何もできることはないの? 特発性拡張型心筋症の治療について
ここまでのお話で、特発性拡張型心筋症は予後不良。
根本治療は心臓移植だけ、とお伝えしてきました。
では、ただ病気の悪化を待つより他に道はないのか?というと、そうでもありません。
いくつかの方法でこの病気の進行を遅らせることができます。
具体的な方法としては、以下のものが挙げられます。
- 心臓の休息 … なるべく心臓を休める生活をします。無理な運動や過度なストレスは禁物です。
- 薬物療法 … 血圧を下げる薬や利尿剤、自律神経をコントロールする薬、心臓の負担を和らげる薬などを飲んで、心臓や血管を守っていきます。
- 塩分制限 … 病気の重症度にもよりますが、心臓の負担軽減のために塩分摂取量を1日5gを目安に生活したりします。
- 水分制限 … これも病気の重症度にもよりますが、1日2L以内を目安に水分制限を行ったりします。
つまり、薬の服用と日常生活に気を使うことで、病気の進行を遅らせていくことが、私たちのこの病気への勝ち方なのだと思います。
絶望ばかりだけど、絶望ばかりでもない
以上のように、特発性格症型心筋症についてまとめると
- 10万人に14人の難病。
- 予後不良(悪化しても回復はしない)
- 最悪、寝たきり。
- あるいは突然死。
- 根本治療は心臓移植のみ(現実問題、ほぼ無理)
- 5年生存率76%
などなど、私のように20代そこらで病名をいただいてしまったような患者さんが知ったとしたら、あまりにもヘビーな情報がてんこ盛りで。もう、絶望ですよね。
ですが、絶望ばかりでもありません。
希望を捨てるにはもったいない情報がいくつかあるのです。
ここ数年の間にも、医療は目覚ましい進歩を遂げてきました。
例えば、10年以上前の特発性拡張型心筋症患者の5年生存率は50%程度と言われていました。現在の5年生存率は76%なので、26%も改善しています。実際、私も5年以上は生きていて、そろそろ10年目を迎えるところですし。この数年の間にも新しい薬や治療法が編み出され、より長い期間、薬物治療で病気の進行を食い止められるようになりました。

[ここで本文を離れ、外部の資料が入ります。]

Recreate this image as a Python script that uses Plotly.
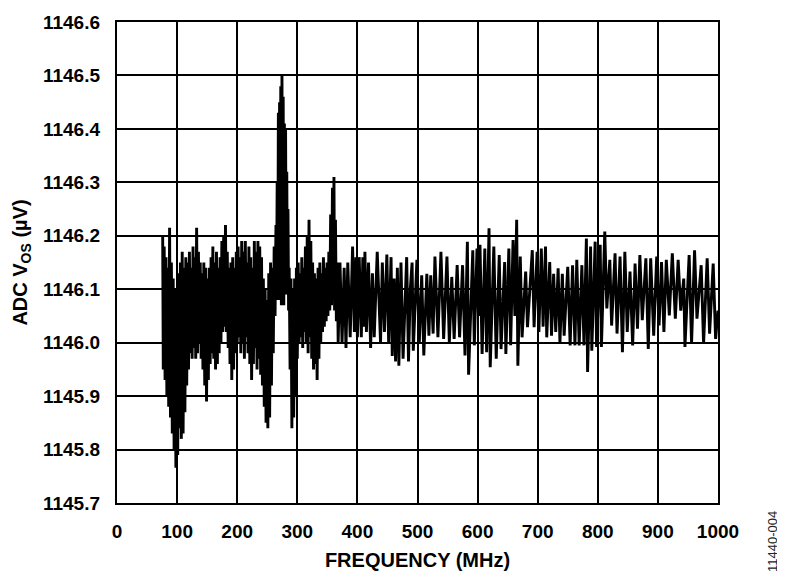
import plotly.graph_objects as go

# ADC offset voltage vs frequency (MHz, uV)

# 76 - 200 MHz, dense noisy part
freq_a = [76, 77, 78.5, 80, 81.5, 83, 84.5, 86, 87.5, 89,
          90.5, 92, 93.5, 95, 96.5, 98, 99.5, 101, 102.5, 104,
          105.5, 107, 108.5, 110, 111.5, 113, 114.5, 116, 117.5, 119,
          120.5, 122, 123.5, 125, 126.5, 128, 129.5, 131, 132.5, 134,
          135.5, 137, 138.5, 140, 141.5, 143, 144.5, 146, 147.5, 149,
          150.5, 152, 153.5, 155, 156.5, 158, 159.5, 161, 162.5, 164,
          165.5, 167, 168.5, 170, 171.5, 173, 174.5, 176, 177.5, 179,
          180.5, 182, 183.5, 185, 186.5, 188, 189.5, 191, 192.5, 194,
          195.5, 197, 198.5, 200]
vos_a = [1146.20, 1145.95, 1146.18, 1145.93, 1146.16, 1145.90, 1146.14, 1145.88, 1146.215, 1145.86,
         1146.15, 1145.83, 1146.12, 1145.80, 1146.10, 1145.766, 1146.08, 1145.79, 1146.13, 1145.84,
         1146.15, 1145.82, 1146.17, 1145.83, 1146.14, 1145.87, 1146.16, 1145.92, 1146.15, 1145.95,
         1146.17, 1145.98, 1146.14, 1145.97, 1146.18, 1145.99, 1146.16, 1145.97, 1146.215, 1145.98,
         1146.17, 1146.00, 1146.15, 1145.97, 1146.13, 1145.95, 1146.15, 1145.92, 1146.14, 1145.89,
         1146.12, 1145.93, 1146.14, 1145.96, 1146.16, 1145.98, 1146.18, 1145.97, 1146.15, 1145.95,
         1146.17, 1145.96, 1146.14, 1145.98, 1146.16, 1146.00, 1146.19, 1146.02, 1146.20, 1146.03,
         1146.22, 1146.02, 1146.17, 1145.99, 1146.14, 1145.96, 1146.15, 1145.93, 1146.16, 1145.95,
         1146.14, 1145.98, 1146.17, 1146.00]

# 200 - 300 MHz, big peak near 274 MHz
freq_b = [201.5, 203, 204.5, 206, 207.5, 209, 210.5, 212, 213.5, 215,
          216.5, 218, 219.5, 221, 222.5, 224, 225.5, 227, 228.5, 230,
          231.5, 233, 234.5, 236, 237.5, 239, 240.5, 242, 243.5, 245,
          246.5, 248, 249.5, 251, 252.5, 254, 255.5, 257, 258.5, 260,
          261.5, 263, 264.5, 265.5, 266.5, 267.5, 268.5, 269.5, 270.5, 271.5,
          272.5, 273.5, 274.5, 275.5, 276.5, 277.5, 278.5, 279.5, 280.5, 281.5,
          282.5, 283.5, 284.5, 285.5, 286.5, 288, 289.5, 291, 292.5, 294,
          295.5, 297, 298.5, 300]
vos_b = [1146.18, 1146.01, 1146.16, 1145.98, 1146.19, 1146.00, 1146.17, 1145.97, 1146.19, 1146.01,
         1146.15, 1145.98, 1146.18, 1145.96, 1146.16, 1145.93, 1146.14, 1145.96, 1146.19, 1145.99,
         1146.17, 1145.95, 1146.19, 1145.97, 1146.18, 1145.94, 1146.16, 1145.92, 1146.12, 1145.88,
         1146.10, 1145.85, 1146.08, 1145.84, 1146.13, 1145.86, 1146.15, 1145.92, 1146.14, 1145.98,
         1146.18, 1146.05, 1146.22, 1146.09, 1146.30, 1146.08, 1146.43, 1146.10, 1146.45, 1146.08,
         1146.48, 1146.07, 1146.50, 1146.08, 1146.46, 1146.07, 1146.41, 1146.09, 1146.40, 1146.10,
         1146.32, 1146.09, 1146.25, 1146.06, 1146.14, 1145.95, 1146.12, 1145.84, 1146.10, 1145.86,
         1146.12, 1145.90, 1146.14, 1145.97]

# 300 - 370 MHz, second peak near 361 MHz
freq_c = [301.5, 303, 304.5, 306, 307.5, 309, 310.5, 312, 313.5, 315,
          316.5, 318, 319.5, 321, 322.5, 324, 325.5, 327, 328.5, 330,
          331.5, 333, 334.5, 336, 337.5, 339, 340.5, 342, 343.5, 345,
          346.5, 348, 349.5, 351, 352.5, 354, 355.5, 357, 358.5, 360,
          361, 362, 363.5, 365, 366.5, 368]
vos_c = [1146.15, 1146.00, 1146.13, 1146.01, 1146.16, 1145.99, 1146.14, 1146.02, 1146.18, 1146.00,
         1146.20, 1145.98, 1146.23, 1146.01, 1146.19, 1145.97, 1146.15, 1145.95, 1146.13, 1145.96,
         1146.12, 1145.93, 1146.14, 1145.97, 1146.15, 1146.00, 1146.13, 1146.02, 1146.16, 1146.03,
         1146.14, 1146.04, 1146.15, 1146.05, 1146.17, 1146.06, 1146.24, 1146.07, 1146.29, 1146.08,
         1146.31, 1146.06, 1146.23, 1146.04, 1146.15, 1146.00]

# 370 - 500 MHz
freq_d = [371, 374.5, 378, 381, 384, 388, 392, 395, 397.5, 400,
          403, 406.5, 409, 411, 412.5, 415, 418.5, 422, 425, 428,
          433, 438.5, 441.5, 445, 449, 452, 456, 458, 461, 463.5,
          466.5, 469, 472.5, 476, 482, 485, 488, 491, 493, 499]
vos_d = [1146.15, 1146.00, 1146.14, 1145.99, 1146.15, 1146.01, 1146.18, 1146.02, 1146.16, 1146.01,
         1146.16, 1146.01, 1146.16, 1146.03, 1146.17, 1146.02, 1146.15, 1145.99, 1146.13, 1146.01,
         1146.17, 1146.00, 1146.15, 1146.02, 1146.165, 1146.00, 1146.16, 1145.975, 1146.12, 1145.965,
         1146.14, 1145.957, 1146.15, 1145.97, 1146.16, 1145.965, 1146.10, 1146.15, 1145.985, 1146.155]

# 500 - 745 MHz
freq_e = [503, 507, 510.5, 515.5, 519, 522, 526, 529, 534, 539,
          543.5, 549, 553, 557, 561, 566, 570, 575, 579, 583,
          585, 592, 594.5, 599, 601.5, 604, 607.5, 612, 615, 619,
          621, 627, 631, 636, 639, 645, 647, 652, 655, 659,
          662, 665, 667, 671, 674, 680, 683, 691, 694, 699,
          702, 706, 709, 713, 715, 720, 723, 726.5, 730, 734,
          737, 741]
vos_e = [1146.00, 1146.126, 1145.976, 1146.129, 1146.013, 1146.126, 1146.017, 1146.161, 1146.01, 1146.17,
         1146.007, 1146.161, 1146.0, 1146.123, 1146.007, 1146.145, 1146.01, 1146.145, 1145.976, 1146.189,
         1145.94, 1146.173, 1145.995, 1146.176, 1146.05, 1146.183, 1145.979, 1146.176, 1145.982, 1146.214,
         1145.954, 1146.18, 1145.97, 1146.164, 1145.988, 1146.151, 1145.979, 1146.176, 1145.995, 1146.192,
         1146.05, 1146.23, 1145.957, 1146.161, 1146.01, 1146.133, 1146.029, 1146.173, 1146.029, 1146.17,
         1146.02, 1146.176, 1146.03, 1146.18, 1146.01, 1146.151, 1146.013, 1146.129, 1146.02, 1146.139,
         1146.00, 1146.129]

# 745 - 1000 MHz
freq_f = [744, 750, 754, 758, 762, 765, 769, 773.5, 777, 781,
          783, 788, 790, 795.6, 798, 804, 806, 811.6, 815, 820,
          823, 828.7, 832, 837, 841, 845, 849, 853.6, 858, 862,
          866, 870, 874, 880, 884, 888, 893, 898, 902, 906,
          910, 914, 919, 924, 929, 933.7, 938, 943, 945, 952,
          956, 961, 965, 972, 976, 982, 986, 992, 996, 1000]
vos_f = [1146.013, 1146.142, 1145.995, 1146.145, 1145.995, 1146.155, 1145.995, 1146.145, 1145.995, 1146.195,
         1145.945, 1146.18, 1145.985, 1146.189, 1145.992, 1146.183, 1145.992, 1146.208, 1146.064, 1146.155,
         1146.032, 1146.167, 1146.017, 1146.161, 1145.982, 1146.17, 1146.02, 1146.133, 1145.995, 1146.148,
         1146.026, 1146.164, 1146.042, 1146.158, 1145.988, 1146.158, 1146.013, 1146.161, 1146.032, 1146.151,
         1146.02, 1146.155, 1146.051, 1146.167, 1146.045, 1146.155, 1146.06, 1146.12, 1145.992, 1146.164,
         1145.998, 1146.173, 1146.045, 1146.145, 1145.998, 1146.158, 1146.017, 1146.148, 1146.007, 1146.06]

freq = freq_a + freq_b + freq_c + freq_d + freq_e + freq_f
vos = vos_a + vos_b + vos_c + vos_d + vos_e + vos_f

x_ticks = list(range(0, 1001, 100))
y_ticks = [1145.7, 1145.8, 1145.9, 1146.0, 1146.1, 1146.2, 1146.3, 1146.4, 1146.5, 1146.6]

fnt = "Liberation Sans, Arial, sans-serif"

fig = go.Figure()
fig.add_trace(go.Scatter(x=freq, y=vos, mode="lines",
                         line=dict(color="black", width=2.9),
                         showlegend=False, hoverinfo="skip"))

# page body has an 8px margin, so the figure is a bit smaller than the window
fig.update_layout(
    width=777, height=575,
    margin=dict(l=109, r=67, t=14, b=80),
    paper_bgcolor="white", plot_bgcolor="white",
    font=dict(family=fnt, color="black"),
)
fig.update_xaxes(
    range=[0, 1000], tickvals=x_ticks, automargin=False,
    showgrid=True, gridcolor="black", gridwidth=1.6,
    showline=True, linecolor="black", linewidth=2.4, mirror=True,
    zeroline=False, ticks="", ticklabelstandoff=10,
    tickfont=dict(size=19, weight="bold", family=fnt),
    title=dict(text="FREQUENCY (MHz)", standoff=12,
               font=dict(size=20, weight="bold", family=fnt)),
)
fig.update_yaxes(
    range=[1145.7, 1146.6], tickvals=y_ticks, tickformat=".1f", automargin=False,
    showgrid=True, gridcolor="black", gridwidth=1.6,
    showline=True, linecolor="black", linewidth=2.4, mirror=True,
    zeroline=False, ticks="", ticklabelstandoff=11,
    tickfont=dict(size=19, weight="bold", family=fnt),
    title=dict(text="ADC V<sub>OS</sub> (µV)", standoff=10,
               font=dict(size=20, weight="bold", family=fnt)),
)

fig.add_annotation(text="11440-004", xref="paper", yref="paper",
                   x=1.0915, y=-0.079, xanchor="center", yanchor="middle",
                   showarrow=False, textangle=-90,
                   font=dict(size=13, color="#222", family=fnt))

fig.write_html("out.html")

また、IPS細胞や臓器の3Dプリント技術なども、心臓移植に代わる治療法として注目されているところです。
もしあなたが、今すぐにでも心臓移植が必要な体というわけでなく、心臓移植以外の可能性に期待しているのでしたら、希望はまだまだゼロではありません。
まずは生き延びましょう。
そして、これらの新技術が確立した世界で、治療を受ける望みを持つことも全然アリだと私は思うのです。